The FTSE 100 index is popular with investors seeking hot dividend stocks. It’s packed with companies whose strong balance sheets and mature operations provide a sustainable, large, and even growing dividend over time. But the FTSE 250 is also home to a wide range of great income shares.
I’ve been searching for the best dividend stocks to buy for my own portfolio. And I’ve come across the following two dividend heroes from the UK’s second-most-prestigious share index.
Here’s why I’ll carefully consider adding them to my Stocks and Shares ISA when I next have cash spare to invest.
Wind machine
Greencoat UK Wind (LSE:UKW) offers one of the biggest forward dividend yields on the FTSE 250 today. In fact, at 7%, its yield is twice the size of the broader index average.
Electricity generators like this can be perfect picks for a stable income over time. The power they generate remains in high demand regardless of whatever economic, political or social crises come along. So they enjoy reliable cash flows that they can then dish out to their shareholders.
These business aren’t completely without risk however. One concern to me is that the cost of building wind farms is rising sharply. In recent months, Denmark’s Ørsted has either delayed or scrapped three major projects in the US due to spiralling expenses.
That said, the long-term upside of investing in renewable energy stocks like Greencoat UK Wind remains considerable. With the climate emergency accelerating, steps to boost clean energy capacity is heading in the same direction.
This particular stock — which owns 49 assets the length and breadth of Britain — should receive a boost from the greener policies of the new UK government. Labour has vowed to revamp planning rules to make it easier to build onshore wind farms.
With the business also trading at a discount to the value of its assets, I think now could be a great time to invest. Its price-to-book (P/B) ratio stands inside value territory of below 1, at 0.9.
Healthcare giant
With a dividend yield of 7.9%, Assura‘s (LSE:AGR) another share that brokers expect to deliver market-beating income this year. Like Greencoat, it enjoys dependable income streams that translate into a sustainable dividend.

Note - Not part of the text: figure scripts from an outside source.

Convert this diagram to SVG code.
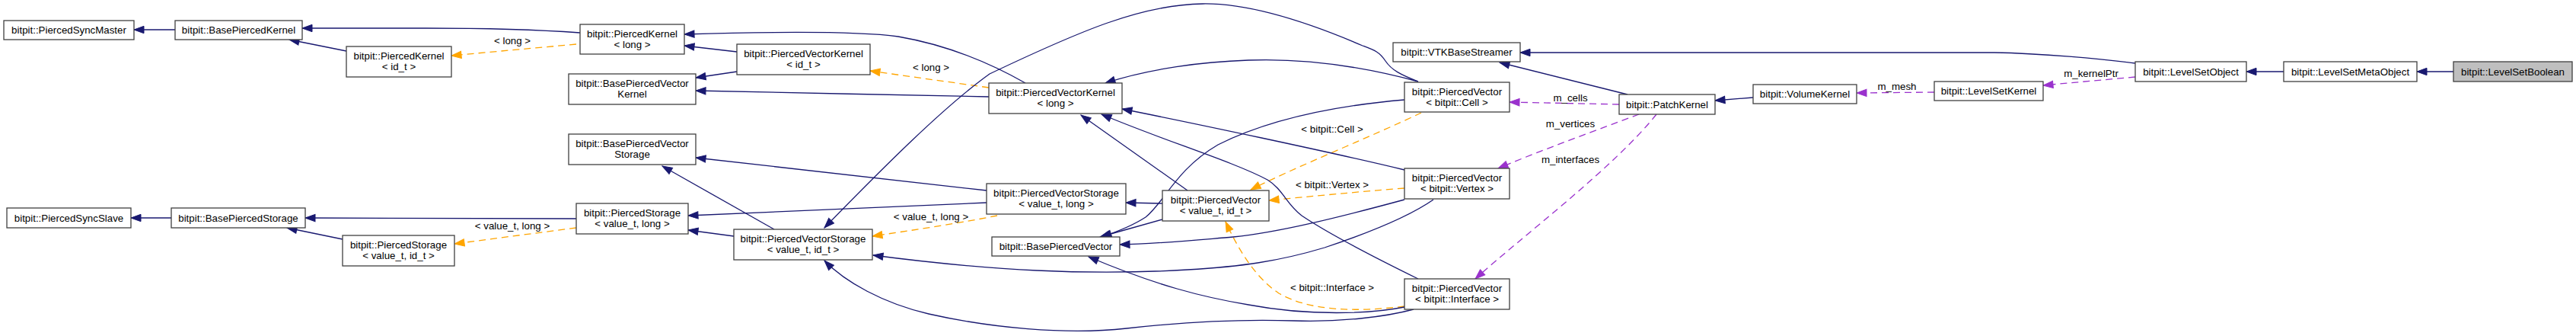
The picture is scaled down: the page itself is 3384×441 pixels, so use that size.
<svg xmlns="http://www.w3.org/2000/svg" width="3384" height="441" viewBox="0 0 3384 441">
<style>
.nb{fill:#ffffff;stroke:#404040;stroke-width:1.3}
.nr{fill:#bfbfbf;stroke:#404040;stroke-width:1.3}
text{font-family:"Liberation Sans",Arial,sans-serif;font-size:13.3px;fill:#000;text-anchor:middle}
.e{fill:none;stroke:#191970;stroke-width:1.3;marker-end:url(#an)}
.o{fill:none;stroke:#ffa500;stroke-width:1.3;stroke-dasharray:9,6;marker-end:url(#ao)}
.p{fill:none;stroke:#9a32cd;stroke-width:1.3;stroke-dasharray:9,6;marker-end:url(#ap)}
</style>
<defs>
<marker id="an" markerUnits="userSpaceOnUse" markerWidth="15" markerHeight="11" refX="13" refY="5" orient="auto" overflow="visible"><path d="M0,0.3 L13,5 L0,9.7 z" fill="#191970" stroke="#191970" stroke-width="1"/></marker>
<marker id="ao" markerUnits="userSpaceOnUse" markerWidth="15" markerHeight="11" refX="13" refY="5" orient="auto" overflow="visible"><path d="M0,0.3 L13,5 L0,9.7 z" fill="#ffa500" stroke="#ffa500" stroke-width="1"/></marker>
<marker id="ap" markerUnits="userSpaceOnUse" markerWidth="15" markerHeight="11" refX="13" refY="5" orient="auto" overflow="visible"><path d="M0,0.3 L13,5 L0,9.7 z" fill="#9a32cd" stroke="#9a32cd" stroke-width="1"/></marker>
</defs>
<rect width="3384" height="441" fill="#ffffff"/>
<g id="edges">
<path class="e" d="M230,39 L176,39"/>
<path class="e" d="M455,67 L380,52"/>
<path class="e" d="M762,43 C720,40 650,37 560,37 L397,37"/>
<path class="o" d="M757,58 L593,73"/>
<path class="e" d="M225,286 L172,286"/>
<path class="e" d="M450,314 L377,299"/>
<path class="e" d="M757,287 L401,286"/>
<path class="o" d="M757,299 L597,320"/>
<path class="e" d="M968,68 L899,60"/>
<path class="e" d="M968,94 L914,102"/>
<path class="e" d="M1299,127 C1200,125 1000,121 914,119"/>
<path class="e" d="M1347,109 C1310,88 1250,60 1180,48 C1120,40 1000,42 899,45"/>
<path class="o" d="M1299,115 L1143,93"/>
<path class="e" d="M1017,301 L870,218"/>
<path class="e" d="M964,310 L904,302"/>
<path class="e" d="M1296,250 L914,207"/>
<path class="e" d="M1296,266 L904,283"/>
<path class="o" d="M1310,283 C1260,293 1200,302 1146,310"/>
<path class="e" d="M1560,250 L1420,151"/>
<path class="e" d="M1527,267 L1479,266"/>
<path class="e" d="M1527,288 L1445,311"/>
<path class="o" d="M1867,148 C1800,180 1700,220 1643,249"/>
<path class="o" d="M1845,247 C1780,252 1720,258 1667,263"/>
<path class="o" d="M1845,402 C1780,410 1720,408 1680,385 C1650,365 1628,330 1610,291"/>
<path class="e" d="M1863,107 C1840,98 1828,92 1820,80 C1812,68 1806,66 1790,60 C1720,30 1640,4 1580,5 C1500,6 1420,40 1300,97 C1240,140 1160,220 1083,299"/>
<path class="e" d="M1863,107 C1800,90 1720,76 1640,79 C1580,81 1510,90 1452,109"/>
<path class="e" d="M1845,131 C1740,140 1660,160 1600,190 C1545,222 1530,265 1505,285 C1485,298 1465,305 1447,311"/>
<path class="e" d="M1845,223 C1750,200 1560,160 1474,143"/>
<path class="e" d="M1845,262 C1760,285 1680,305 1620,311 C1560,316 1520,320 1471,321"/>
<path class="e" d="M1883,262 C1850,285 1800,305 1740,325 C1680,343 1630,350 1560,354 C1430,362 1300,355 1147,335"/>
<path class="e" d="M1863,366 C1810,340 1750,310 1710,283 C1690,268 1685,248 1665,236 C1620,212 1530,185 1447,150"/>
<path class="e" d="M1845,403 C1800,412 1720,415 1640,400 C1580,390 1520,375 1430,337"/>
<path class="e" d="M1857,406 C1820,416 1760,423 1700,421 C1640,419 1560,422 1480,431 C1400,440 1300,430 1220,412 C1160,398 1110,370 1083,342"/>
<path class="e" d="M2805,83 C2760,77 2680,70 2620,69 L1997,69"/>
<path class="e" d="M2138,124 L1970,82"/>
<path class="e" d="M2303,128 L2253,132"/>
<path class="p" d="M2127,137 L1983,134"/>
<path class="p" d="M2153,150 C2100,170 2030,195 1968,221"/>
<path class="p" d="M2176,150 C2120,220 2000,310 1938,366"/>
<path class="p" d="M2541,121 L2439,122"/>
<path class="p" d="M2805,101 L2684,112"/>
<path class="e" d="M3000,94 L2951,94"/>
<path class="e" d="M3223,94 L3175,94"/>
<text x="673" y="58">&lt; long &gt;</text>
<text x="673" y="301">&lt; value_t, long &gt;</text>
<text x="1223" y="93">&lt; long &gt;</text>
<text x="1223" y="289">&lt; value_t, long &gt;</text>
<text x="1750" y="174">&lt; bitpit::Cell &gt;</text>
<text x="1750" y="247">&lt; bitpit::Vertex &gt;</text>
<text x="1750" y="382">&lt; bitpit::Interface &gt;</text>
<text x="2063" y="133">m_cells</text>
<text x="2063" y="167">m_vertices</text>
<text x="2063" y="214">m_interfaces</text>
<text x="2492" y="118">m_mesh</text>
<text x="2747" y="101">m_kernelPtr</text>
</g>
<g id="n1"><rect class="nb" x="5" y="27" width="171" height="25"/><text x="90.5" y="44">bitpit::PiercedSyncMaster</text></g>
<g id="n2"><rect class="nb" x="230" y="27" width="167" height="25"/><text x="313.5" y="44">bitpit::BasePiercedKernel</text></g>
<g id="n3"><rect class="nb" x="455" y="61" width="138" height="40"/><text x="524" y="77.5">bitpit::PiercedKernel</text><text x="524" y="92">&lt; id_t &gt;</text></g>
<g id="n4"><rect class="nb" x="9" y="273" width="163" height="26"/><text x="90.5" y="290.5">bitpit::PiercedSyncSlave</text></g>
<g id="n5"><rect class="nb" x="225" y="273" width="176" height="26"/><text x="313" y="290.5">bitpit::BasePiercedStorage</text></g>
<g id="n6"><rect class="nb" x="450" y="309" width="147" height="40"/><text x="523.5" y="325.5">bitpit::PiercedStorage</text><text x="523.5" y="340">&lt; value_t, id_t &gt;</text></g>
<g id="n7"><rect class="nb" x="762" y="32" width="137" height="39"/><text x="830.5" y="48.5">bitpit::PiercedKernel</text><text x="830.5" y="63">&lt; long &gt;</text></g>
<g id="n8"><rect class="nb" x="968" y="58" width="175" height="40"/><text x="1055.5" y="74.5">bitpit::PiercedVectorKernel</text><text x="1055.5" y="89">&lt; id_t &gt;</text></g>
<g id="n9"><rect class="nb" x="747" y="97" width="167" height="40"/><text x="830.5" y="113.5">bitpit::BasePiercedVector</text><text x="830.5" y="128">Kernel</text></g>
<g id="n10"><rect class="nb" x="747" y="176" width="167" height="40"/><text x="830.5" y="192.5">bitpit::BasePiercedVector</text><text x="830.5" y="207">Storage</text></g>
<g id="n11"><rect class="nb" x="757" y="267" width="147" height="40"/><text x="830.5" y="283.5">bitpit::PiercedStorage</text><text x="830.5" y="298">&lt; value_t, long &gt;</text></g>
<g id="n12"><rect class="nb" x="964" y="301" width="182" height="40"/><text x="1055" y="317.5">bitpit::PiercedVectorStorage</text><text x="1055" y="332">&lt; value_t, id_t &gt;</text></g>
<g id="n13"><rect class="nb" x="1299" y="109" width="175" height="40"/><text x="1386.5" y="125.5">bitpit::PiercedVectorKernel</text><text x="1386.5" y="140">&lt; long &gt;</text></g>
<g id="n14"><rect class="nb" x="1296" y="241" width="183" height="40"/><text x="1387.5" y="257.5">bitpit::PiercedVectorStorage</text><text x="1387.5" y="272">&lt; value_t, long &gt;</text></g>
<g id="n15"><rect class="nb" x="1527" y="250" width="140" height="40"/><text x="1597" y="266.5">bitpit::PiercedVector</text><text x="1597" y="281">&lt; value_t, id_t &gt;</text></g>
<g id="n16"><rect class="nb" x="1303" y="311" width="168" height="25"/><text x="1387" y="328">bitpit::BasePiercedVector</text></g>
<g id="n17"><rect class="nb" x="1830" y="56" width="167" height="25"/><text x="1913.5" y="73">bitpit::VTKBaseStreamer</text></g>
<g id="n18"><rect class="nb" x="1845" y="108" width="138" height="39"/><text x="1914" y="124.5">bitpit::PiercedVector</text><text x="1914" y="139">&lt; bitpit::Cell &gt;</text></g>
<g id="n19"><rect class="nb" x="1845" y="221" width="138" height="40"/><text x="1914" y="237.5">bitpit::PiercedVector</text><text x="1914" y="252">&lt; bitpit::Vertex &gt;</text></g>
<g id="n20"><rect class="nb" x="1845" y="366" width="138" height="40"/><text x="1914" y="382.5">bitpit::PiercedVector</text><text x="1914" y="397">&lt; bitpit::Interface &gt;</text></g>
<g id="n21"><rect class="nb" x="2127" y="124" width="126" height="26"/><text x="2190" y="141.5">bitpit::PatchKernel</text></g>
<g id="n22"><rect class="nb" x="2303" y="111" width="136" height="25"/><text x="2371" y="128">bitpit::VolumeKernel</text></g>
<g id="n23"><rect class="nb" x="2541" y="107" width="143" height="25"/><text x="2612.5" y="124">bitpit::LevelSetKernel</text></g>
<g id="n24"><rect class="nb" x="2805" y="81" width="146" height="26"/><text x="2878" y="98.5">bitpit::LevelSetObject</text></g>
<g id="n25"><rect class="nb" x="3000" y="81" width="175" height="26"/><text x="3087.5" y="98.5">bitpit::LevelSetMetaObject</text></g>
<g id="n26"><rect class="nr" x="3223" y="81" width="156" height="26"/><text x="3301" y="98.5">bitpit::LevelSetBoolean</text></g>
</svg>
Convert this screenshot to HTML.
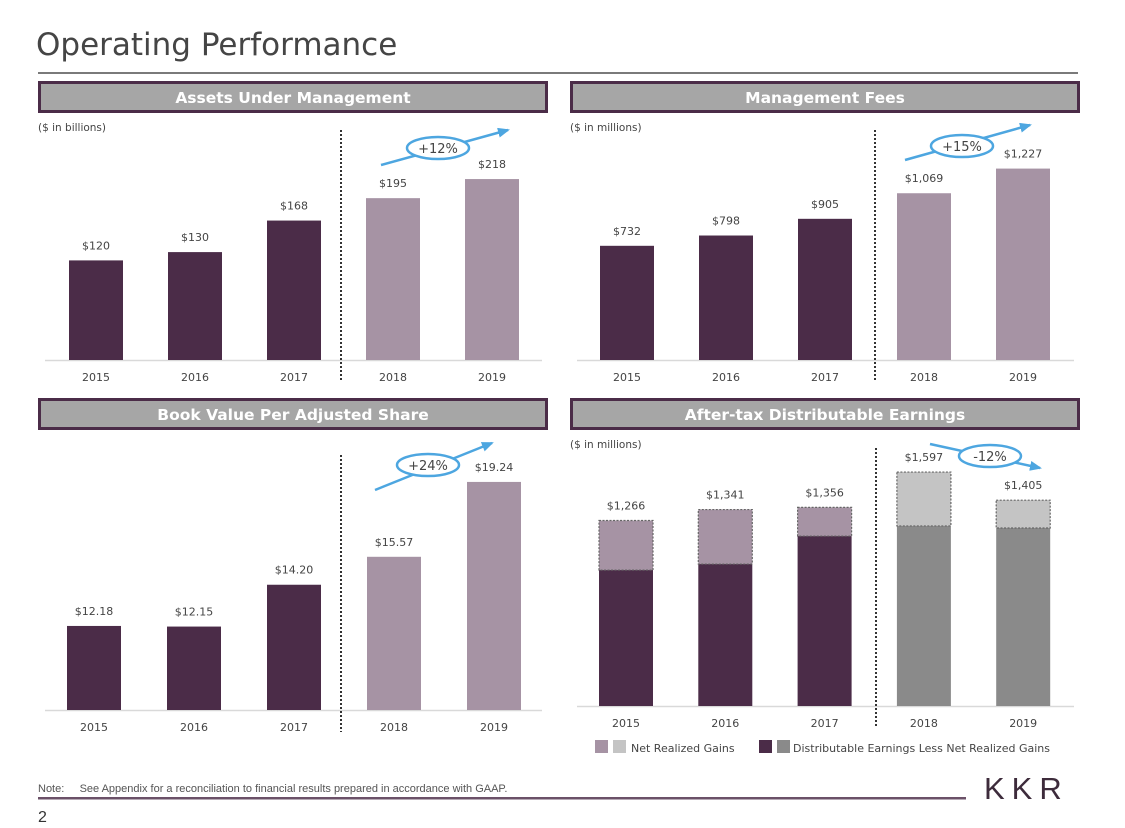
<!DOCTYPE html>
<html><head><meta charset="utf-8"><style>
body{margin:0;background:#fff;width:1125px;height:828px;overflow:hidden;font-family:"DejaVu Sans","Liberation Sans",sans-serif}
svg{display:block}
</style></head><body>
<svg id="s" width="1125" height="828" xmlns="http://www.w3.org/2000/svg">
<defs><marker id="ah" markerUnits="userSpaceOnUse" markerWidth="12" markerHeight="10" refX="10" refY="5" orient="auto"><path d="M0,0 L12,5 L0,10 z" fill="#4da6e0"/></marker></defs>
<text x="36" y="55" font-size="31" fill="#454545" font-family="DejaVu Sans, sans-serif">Operating Performance</text>
<rect x="38" y="72" width="1040" height="2" fill="#7a7a7a"/>
<g id="g"></g>
<text x="38" y="792" font-size="11" fill="#555" font-family="Liberation Sans Narrow, Liberation Sans, sans-serif">Note:&#160;&#160;&#160;&#160;&#160;See Appendix for a reconciliation to financial results prepared in accordance with GAAP.</text>
<rect x="38" y="797" width="928" height="2.5" fill="#6b5168"/>
<text x="984" y="799" font-size="31" fill="#3d2b3b" letter-spacing="7" font-family="Liberation Sans, sans-serif">KKR</text>
<text x="38" y="822" font-size="16" fill="#333" font-family="Liberation Sans, sans-serif">2</text>
</svg>
<script>
const years=["2015","2016","2017","2018","2019"];
const aumVals=[120,130,168,195,218];
const aumLabels=["$120","$130","$168","$195","$218"];
const feeVals=[732,798,905,1069,1227];
const feeLabels=["$732","$798","$905","$1,069","$1,227"];
const bvVals=[12.18,12.15,14.20,15.57,19.24];
const bvLabels=["$12.18","$12.15","$14.20","$15.57","$19.24"];
const deTotals=[1266,1341,1356,1597,1405];
const deBase=[928,969,1160,1229,1215];
const deLabels=["$1,266","$1,341","$1,356","$1,597","$1,405"];
const NS="http://www.w3.org/2000/svg";
const G=document.getElementById('g');
function mk(tag,at,parent){const e=document.createElementNS(NS,tag);for(const k in at)e.setAttribute(k,at[k]);(parent||G).appendChild(e);return e;}
function txt(x,y,s,size,fill,anchor,weight){const t=mk('text',{x:x,y:y,'font-size':size,fill:fill,'text-anchor':anchor||'middle','font-weight':weight||'normal'});t.textContent=s;return t;}
const DARK="#4b2c48",LIGHT="#a693a4",GRAY="#8a8a8a",LGRAY="#c4c4c4";
function header(x,y,w,label,name){
 const r=mk('rect',{x:x+1.5,y:y+1.5,width:w-3,height:29,fill:'#a6a6a6',stroke:'#4b2c48','stroke-width':3});
 
 const t=txt(x+w/2,y+22,label,15.5,'#fff','middle','bold');
 
}
function panel(o){
 header(o.hx,o.hy,510,o.title,o.name);
 if(o.unit){const u=txt(o.hx,o.hy+50,o.unit,10.5,'#444','start');}
 const ax=mk('line',{x1:o.ax0,x2:o.ax1,y1:o.base+0.5,y2:o.base+0.5,stroke:'#d9d9d9','stroke-width':1.5});
 
 const dv=mk('line',{x1:o.div,x2:o.div,y1:o.divTop,y2:o.base+22,stroke:'#333','stroke-width':2,'stroke-dasharray':'2,2'});
 
 const yv=v=>o.base-o.k*(v-o.min);
 years.forEach((yr,i)=>{
  const cx=o.x0+i*o.step;
  if(o.base2){
   const tb=yv(o.base2[i]),tt=yv(o.vals[i]);
   const b=mk('rect',{x:cx-27,y:tb,width:54,height:o.base-tb,fill:i<3?DARK:GRAY});
   
   const g=mk('rect',{x:cx-27,y:tt,width:54,height:tb-tt,fill:i<3?LIGHT:LGRAY,stroke:'#666','stroke-width':1.2,'stroke-dasharray':'2,1.5'});
   
  }else{
   const t=yv(o.vals[i]);
   const b=mk('rect',{x:cx-27,y:t,width:54,height:o.base-t,fill:i<3?DARK:LIGHT});
   
  }
  const l=txt(cx,yv(o.vals[i])-11,o.labels[i],11,'#444');
  
  const y=txt(cx,o.base+21,yr,11,'#444');
  
 });
 const a=o.arrow;
 const ln=mk('line',{x1:a[0],y1:a[1],x2:a[2],y2:a[3],stroke:'#4da6e0','stroke-width':2.5,'marker-end':'url(#ah)'});
 
 const el=mk('ellipse',{cx:a[4],cy:a[5],rx:31,ry:11,fill:'#fff',stroke:'#4da6e0','stroke-width':2.5});
 
 const gt=txt(a[4],a[5]+5,o.pct,13,'#444');
 
}
panel({name:'aum',title:'Assets Under Management',unit:'($ in billions)',hx:38,hy:81,ax0:45,ax1:542,base:360,x0:96,step:99,k:0.83,min:0,vals:aumVals,labels:aumLabels,div:341,divTop:130,arrow:[381,165,508,130,438,148],pct:'+12%'});
panel({name:'fees',title:'Management Fees',unit:'($ in millions)',hx:570,hy:81,ax0:577,ax1:1074,base:360,x0:627,step:99,k:0.156,min:0,vals:feeVals,labels:feeLabels,div:875,divTop:130,arrow:[905,160,1030,125,962,146],pct:'+15%'});
panel({name:'bvps',title:'Book Value Per Adjusted Share',unit:null,hx:38,hy:398,ax0:45,ax1:542,base:710,x0:94,step:100,k:20.4,min:8.06,vals:bvVals,labels:bvLabels,div:341,divTop:455,arrow:[375,490,492,443,428,465],pct:'+24%'});
panel({name:'de',title:'After-tax Distributable Earnings',unit:'($ in millions)',hx:570,hy:398,ax0:577,ax1:1074,base:706,x0:626,step:99.3,k:0.1465,min:0,vals:deTotals,base2:deBase,labels:deLabels,div:876,divTop:448,arrow:[930,444,1040,468,990,456],pct:'-12%'});
[[595,LIGHT],[613,LGRAY],[759,DARK],[777,GRAY]].forEach((p,i)=>{
 const r=mk('rect',{x:p[0],y:740,width:13,height:13,fill:p[1]});
 
});
const l1=txt(631,752,'Net Realized Gains',11,'#444','start');

const l2=txt(793,752,'Distributable Earnings Less Net Realized Gains',11,'#444','start');

</script>
</body></html>
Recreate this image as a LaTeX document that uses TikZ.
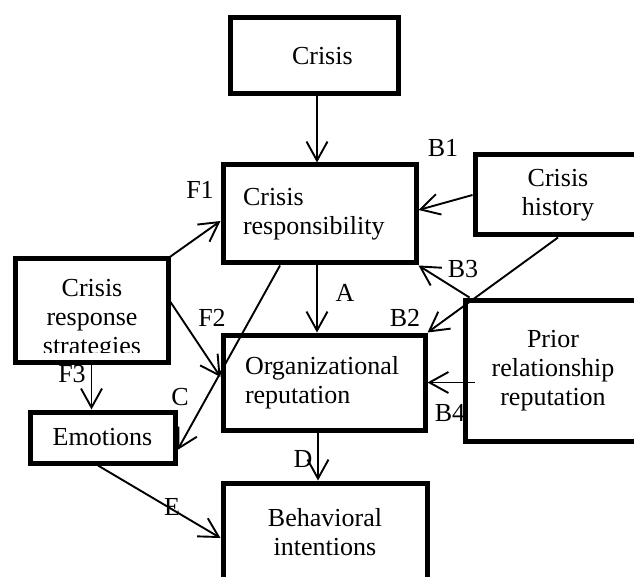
\documentclass[tikz,border=0pt]{standalone}
\usepackage{fontspec}
\setmainfont{Liberation Serif}
\usetikzlibrary{arrows.meta}

\begin{document}
\begin{tikzpicture}[x=1pt, y=-1pt,
    box/.style={draw, fill=white, line width=5pt, rectangle, inner sep=0pt, align=center, font=\fontsize{26}{29}\selectfont},
    link/.style={line width=1.9pt, -{Straight Barb[length=19pt,width=21pt]}},
    lbl/.style={font=\fontsize{26}{29}\selectfont, inner sep=0pt}]
  \useasboundingbox (0,0) rectangle (634,577);
  \clip (0,0) rectangle (634,577);

  % path labels
  \node[lbl] (la) at (345,293) {A};
  \node[lbl] (lb1) at (443,148) {B1};
  \node[lbl] (lb2) at (405,318) {B2};
  \node[lbl] (lb3) at (463,269) {B3};
  \node[lbl] (lb4) at (450,413) {B4};
  \node[lbl] (lc) at (180,397) {C};
  \node[lbl] (ld) at (303,459) {D};
  \node[lbl] (le) at (172,507) {E};
  \node[lbl] (lf1) at (200,190) {F1};
  \node[lbl] (lf2) at (212,318) {F2};
  \node[lbl] (lf3) at (72,374) {F3};

  % boxes
  \node[box, minimum width=168pt, minimum height=76pt, text width=44pt, align=left] (crisis) at (314,56) {Crisis};
  \node[box, minimum width=193pt, minimum height=98pt, text width=153pt, align=left] (resp) at (319.5,214) {Crisis\\responsibility};
  \node[box, minimum width=202pt, minimum height=95pt, text width=158pt, align=left] (org) at (324,382.5) {Organizational\\reputation};
  \node[box, minimum width=166pt, minimum height=80pt] (hist) at (558,195) {Crisis\\history};
  \node[box, minimum width=176pt, minimum height=141pt] (prior) at (553,370.5) {Prior\\relationship\\reputation};
  \node[box, minimum width=153pt, minimum height=103pt] (crs) at (91.5,310.5) {};
  \begin{scope}
    \clip (17.5,261.5) rectangle (165.5,352);
    \node[lbl, align=center] (crstext) at (92,320) {Crisis\\response\\strategies};
  \end{scope}
  \node[box, minimum width=145pt, minimum height=51pt] (emo) at (102.5,437.5) {Emotions};
  \node[box, minimum width=204pt, minimum height=98pt] (beh) at (325,532) {Behavioral\\intentions};

  % paths
  \draw[link] ([xshift=3pt]crisis.south) -- ([xshift=3pt]crisis.south |- resp.north);
  \draw[link] ([xshift=-2.5pt]resp.south) -- ([xshift=-2.5pt]resp.south |- org.north);
  \draw[link] (hist.west) -- ([yshift=4pt]resp.east);
  \draw[link] ([xshift=7pt]prior.north west) -- (resp.south east);
  \draw[link] (hist.south) -- (org.north east);
  \draw[link] ([xshift=12pt,yshift=-12pt]prior.west) -- (org.east);
  \draw[link] (crs.north east) -- ([yshift=-7pt]resp.west);
  \draw[link] ([yshift=8.5pt]crs.east) -- ([yshift=5.5pt]org.west);
  \draw[link] ([xshift=-39.5pt]resp.south) -- ([yshift=-12.5pt]emo.east);
  \draw[link] (crs.south) -- (crs.south |- emo.north);
  \draw[link] ([xshift=-6pt]org.south) -- ([xshift=-6pt]org.south |- beh.north);
  \draw[link] ([xshift=-4.5pt]emo.south) -- ([yshift=-6pt]beh.west);
\end{tikzpicture}
\end{document}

This particular business owns and lets out primary healthcare properties like GP surgeries across the UK and Ireland. This is a highly defensive part of the real estate market. And what’s more, the rents it receives are essentially guaranteed by local authorities, meaning it doesn’t have to worry about missed payments.
I also like Assura because of its more recent move into the private hospital sector. Its purchase of 14 properties from Northwest Healthcare Properties for £500m will allow it to capitalise on booming demand for private healthcare in Britain.
Assura has a great record of steady dividend growth, as shown in the chart above. Earnings may suffer if the Bank of England fails to significantly slash interest rates. But, on balance, I think this remains a top dividend stock to consider buying.